> [Given instruction]
Tell how many lines include the string "React". Answer with a single number.

> [Information supplied]

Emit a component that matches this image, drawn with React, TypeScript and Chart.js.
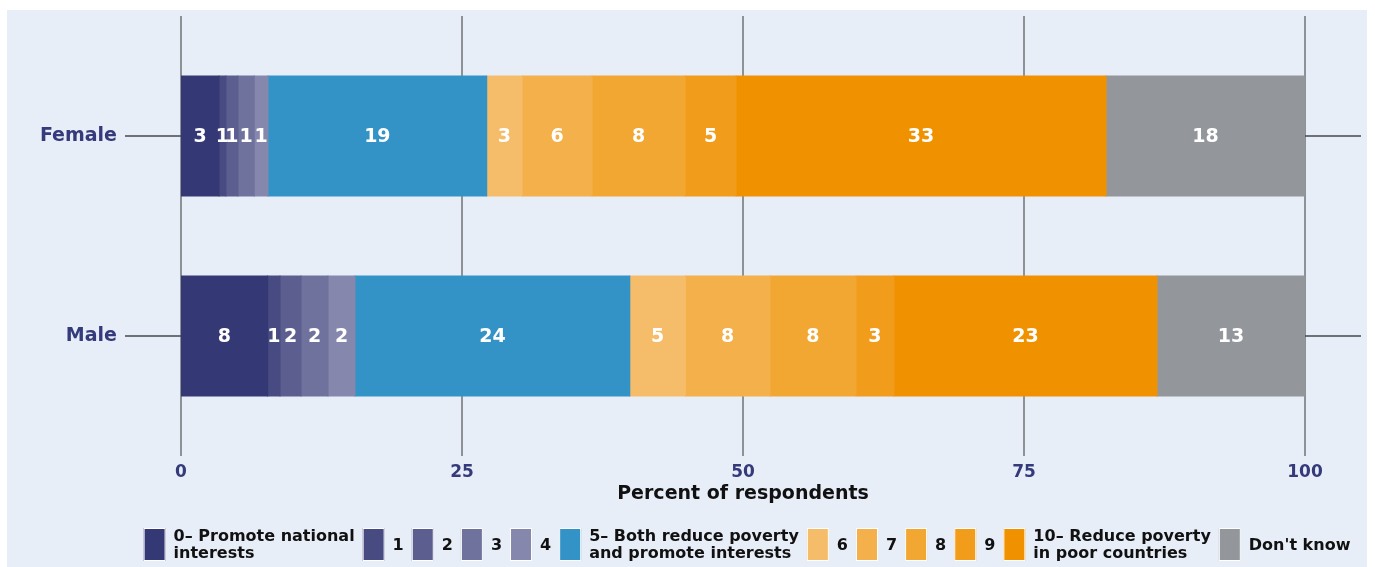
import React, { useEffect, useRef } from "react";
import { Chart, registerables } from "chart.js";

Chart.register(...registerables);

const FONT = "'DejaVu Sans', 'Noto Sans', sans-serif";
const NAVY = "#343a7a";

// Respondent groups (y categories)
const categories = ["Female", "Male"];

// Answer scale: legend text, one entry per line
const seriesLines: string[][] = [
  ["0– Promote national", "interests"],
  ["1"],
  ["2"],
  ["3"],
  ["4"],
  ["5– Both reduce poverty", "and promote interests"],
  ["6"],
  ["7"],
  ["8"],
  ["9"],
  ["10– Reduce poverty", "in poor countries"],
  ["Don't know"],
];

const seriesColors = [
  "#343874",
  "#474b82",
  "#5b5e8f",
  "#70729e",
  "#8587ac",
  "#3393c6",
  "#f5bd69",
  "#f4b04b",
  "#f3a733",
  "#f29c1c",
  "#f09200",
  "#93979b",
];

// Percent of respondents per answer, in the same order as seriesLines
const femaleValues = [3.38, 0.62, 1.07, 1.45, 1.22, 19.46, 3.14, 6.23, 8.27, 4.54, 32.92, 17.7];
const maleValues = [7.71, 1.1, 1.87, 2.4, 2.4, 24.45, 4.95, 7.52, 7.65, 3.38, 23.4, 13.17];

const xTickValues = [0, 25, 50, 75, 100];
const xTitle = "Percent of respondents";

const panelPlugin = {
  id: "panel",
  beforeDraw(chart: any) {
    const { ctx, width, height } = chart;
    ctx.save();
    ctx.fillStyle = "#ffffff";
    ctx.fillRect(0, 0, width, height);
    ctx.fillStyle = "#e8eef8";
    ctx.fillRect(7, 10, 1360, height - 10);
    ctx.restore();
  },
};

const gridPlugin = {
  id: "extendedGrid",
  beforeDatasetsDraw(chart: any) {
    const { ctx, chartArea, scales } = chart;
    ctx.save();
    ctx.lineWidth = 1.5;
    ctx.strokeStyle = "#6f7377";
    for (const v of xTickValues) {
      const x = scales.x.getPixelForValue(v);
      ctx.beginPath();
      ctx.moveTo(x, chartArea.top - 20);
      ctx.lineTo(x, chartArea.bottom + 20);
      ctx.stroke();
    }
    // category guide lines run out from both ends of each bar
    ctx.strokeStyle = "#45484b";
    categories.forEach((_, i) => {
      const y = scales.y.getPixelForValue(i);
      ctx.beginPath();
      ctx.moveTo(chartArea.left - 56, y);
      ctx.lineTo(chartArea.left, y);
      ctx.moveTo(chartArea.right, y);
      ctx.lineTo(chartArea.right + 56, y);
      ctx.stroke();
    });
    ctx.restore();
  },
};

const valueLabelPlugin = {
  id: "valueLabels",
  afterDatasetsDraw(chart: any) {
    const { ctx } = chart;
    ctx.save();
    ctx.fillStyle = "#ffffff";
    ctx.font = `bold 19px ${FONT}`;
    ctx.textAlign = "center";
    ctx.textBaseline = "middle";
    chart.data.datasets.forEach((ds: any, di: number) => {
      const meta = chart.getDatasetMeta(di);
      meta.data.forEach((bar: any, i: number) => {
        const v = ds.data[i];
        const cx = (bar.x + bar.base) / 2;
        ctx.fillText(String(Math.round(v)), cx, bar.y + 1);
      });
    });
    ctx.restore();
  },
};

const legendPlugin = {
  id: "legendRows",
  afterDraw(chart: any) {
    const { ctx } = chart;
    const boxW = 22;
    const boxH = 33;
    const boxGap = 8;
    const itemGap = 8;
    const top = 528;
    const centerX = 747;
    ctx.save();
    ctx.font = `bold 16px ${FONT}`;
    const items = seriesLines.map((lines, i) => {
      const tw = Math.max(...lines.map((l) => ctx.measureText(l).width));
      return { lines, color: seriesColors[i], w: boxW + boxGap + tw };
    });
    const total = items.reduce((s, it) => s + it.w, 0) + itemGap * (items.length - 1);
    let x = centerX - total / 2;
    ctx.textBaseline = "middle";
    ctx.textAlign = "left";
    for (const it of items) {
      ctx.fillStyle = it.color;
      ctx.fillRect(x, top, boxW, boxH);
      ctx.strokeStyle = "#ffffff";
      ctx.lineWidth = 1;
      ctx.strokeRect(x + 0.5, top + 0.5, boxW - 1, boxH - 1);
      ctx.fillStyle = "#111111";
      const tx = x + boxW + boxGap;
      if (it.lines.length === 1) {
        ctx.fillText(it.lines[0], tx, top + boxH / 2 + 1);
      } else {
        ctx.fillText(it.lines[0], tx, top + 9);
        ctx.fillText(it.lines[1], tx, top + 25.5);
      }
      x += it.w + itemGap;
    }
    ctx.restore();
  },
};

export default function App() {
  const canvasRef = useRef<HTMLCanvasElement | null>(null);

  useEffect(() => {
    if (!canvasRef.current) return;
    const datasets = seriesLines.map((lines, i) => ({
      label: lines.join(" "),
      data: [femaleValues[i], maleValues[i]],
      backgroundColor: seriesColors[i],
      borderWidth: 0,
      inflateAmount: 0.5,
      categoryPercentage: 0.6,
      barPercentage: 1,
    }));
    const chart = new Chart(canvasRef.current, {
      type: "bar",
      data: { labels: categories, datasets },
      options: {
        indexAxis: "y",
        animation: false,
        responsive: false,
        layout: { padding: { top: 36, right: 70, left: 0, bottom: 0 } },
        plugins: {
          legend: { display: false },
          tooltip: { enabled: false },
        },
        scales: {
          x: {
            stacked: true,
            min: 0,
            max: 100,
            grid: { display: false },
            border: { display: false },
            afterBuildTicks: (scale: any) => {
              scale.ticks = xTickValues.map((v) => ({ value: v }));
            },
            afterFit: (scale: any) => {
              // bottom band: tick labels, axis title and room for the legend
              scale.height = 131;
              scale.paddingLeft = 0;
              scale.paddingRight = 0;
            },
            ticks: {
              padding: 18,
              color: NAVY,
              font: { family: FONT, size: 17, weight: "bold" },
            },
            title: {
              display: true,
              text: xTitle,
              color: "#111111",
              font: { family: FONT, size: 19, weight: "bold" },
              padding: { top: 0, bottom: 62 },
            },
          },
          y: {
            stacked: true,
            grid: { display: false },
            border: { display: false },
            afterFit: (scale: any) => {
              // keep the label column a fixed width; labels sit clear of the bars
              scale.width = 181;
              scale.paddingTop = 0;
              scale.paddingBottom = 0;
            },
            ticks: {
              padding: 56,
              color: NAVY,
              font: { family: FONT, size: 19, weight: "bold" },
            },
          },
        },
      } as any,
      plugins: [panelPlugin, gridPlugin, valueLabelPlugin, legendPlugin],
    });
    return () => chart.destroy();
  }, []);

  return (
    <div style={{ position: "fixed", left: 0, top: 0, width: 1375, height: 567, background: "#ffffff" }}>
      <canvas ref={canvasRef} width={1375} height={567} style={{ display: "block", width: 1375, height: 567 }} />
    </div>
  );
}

> [Reply]
2